Editor’s note: The following is an excerpt from “Dying to Live: From Agnostic to Baptist to Catholic”, a new book by Ian Murphy, published by Ignatius Press.
The new ministry position at the Catholic Diocese of Austin was wonderful… The Catholic parsonage provided the perfect atmosphere for me to complete the remainder of my thesis. The university even scored me another talk in front of a thousand students, at its annual tent revival. The remaining time in the theology program became some of the happiest months of my life.
Nevertheless, there was one spiritual concern that still required God’s healing grace before I could officially enter the Church at the 2004 Easter Vigil. Namely, I still couldn’t bring myself to believe in the Communion of the Saints. That is, I couldn’t ask for prayers from angels or saints in heaven. I had no theological issue with the practice. After all, I had no problem with asking for prayers from Christ’s followers on this side of eternity. I simply couldn’t bring myself to ask for prayer from someone on the other side.
I had been raised with an emotional allergy to the very idea of the intercession of the saints. Growing up, my dad taught me that asking the saints to pray for us was idolatry. By every possible means he instilled deep within my heart that prayers to the dead are evil.
Years later the aversion to the practice still lingered. God went to work on this issue with style.
Before landing the new job at the diocesan office, my savings had depleted rapidly. At one point, it was going to take a financial miracle for me to remain in school. My brother Sean came to my rescue. He prayed, “God, if you give me any surplus of money, it will all go straight to Ian.” The day after he said this prayer, Sean received a check in surplus of a thousand dollars.
Libby called me up with the good news. She said, “We put together a care package that includes the money. You should ask your personal guardian angel to have this package hand- delivered to you, so that the enemy can’t interfere. You’ve dealt with enough of his interference lately.”
“Okay,” I said, in a patronizing tone of voice that communicated evident disbelief.
“I’m serious, Ian. The Communion of Saints includes God’s host. Saint Michael was God’s instrument for defeating Satan and the other angels who rebelled. This is real. You already know that fallen angels are real. Why struggle with the notion of the angels who are on God’s side? You have a guardian angel,” she insisted, “ask for his help.”
“I can’t,” I said.
“I just can’t. I’ve mentally filed it along with stuff that’s bad,” I explained.

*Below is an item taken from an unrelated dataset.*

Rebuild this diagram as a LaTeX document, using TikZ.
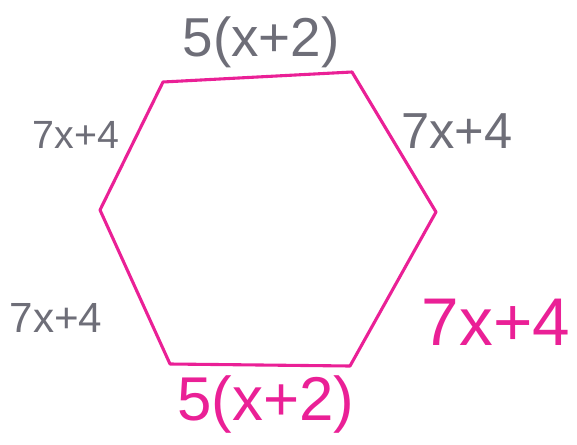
\documentclass[tikz,border=0pt]{standalone}
\usepackage{fontspec}
\setmainfont{Liberation Sans}
\usepackage{xcolor}
\usetikzlibrary{positioning}
\definecolor{penpink}{RGB}{234,32,150}
\definecolor{pencil}{RGB}{110,110,120}

\begin{document}
\begin{tikzpicture}[
    x=0.25mm, y=-0.25mm,
    side/.style={draw=penpink, line width=2.2pt, line join=round},
    graylabel/.style={text=pencil, inner sep=0pt},
    pinklabel/.style={text=penpink, inner sep=0pt}
]
\useasboundingbox (0,0) rectangle (577,444);
\coordinate (tl) at (163,82);
\coordinate (tr) at (352,72);
\coordinate (r)  at (436,212);
\coordinate (br) at (350,366);
\coordinate (bl) at (170,364);
\coordinate (l)  at (100,210);

\draw[side] (tl) -- (tr) -- (r) -- (br) -- (bl) -- (l) -- cycle;

\node[graylabel, font=\fontsize{39}{44}\selectfont] (top)   at (261,42)  {5(x+2)};
\node[graylabel, font=\fontsize{28}{32}\selectfont] (ulab)  at (76,135)  {7x+4};
\node[graylabel, font=\fontsize{36}{40}\selectfont] (urab)  at (457,131) {7x+4};
\node[graylabel, font=\fontsize{30}{34}\selectfont] (llab)  at (56,318)  {7x+4};
\node[pinklabel, font=\fontsize{48}{52}\selectfont] (lrab)  at (496,322) {7x+4};
\node[pinklabel, font=\fontsize{44}{48}\selectfont] (bot)   at (266,404) {5(x+2)};
\end{tikzpicture}
\end{document}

She replied, “Then I’m lending you my angel. I’ve asked him to hand- deliver this money to you.”
The next day, a man was wandering about outside the college residences. He looked lost. Then he walked up to me holding a box. “I don’t suppose you’re Ian Murphy?” he asked.
“That’s me,” I said.
“Here,” he replied, handing me the package that Sean and Libby had overnighted.
After I signed for the delivery, he started walking away from me.
“Wait!” I stopped him.
“Yes?” he said.
“Who told you who I was?” I questioned.
“Nobody,” he said, beginning to look confused.
I asked him, “Then how did you know it was me?”
“I . . . I don’t know. Somehow, I knew. I looked at you, and I knew. Come to think of it, there are hundreds of people around here. Wait a minute, I have no clue how this happened!” he exclaimed in bewilderment.
Confounded at the experience, I called Libby. “It was hand- delivered!”
“I know,” she said.
“No, I mean miraculously, impossibly HAND-DELIVERED!” I yelled in amazement.
“I know,” she repeated. “Welcome to a larger world. Now may I have my angel back, please?”
I thought to myself, “You mean this is real?” Even with that, I couldn’t bring myself to talk to anyone from the other side.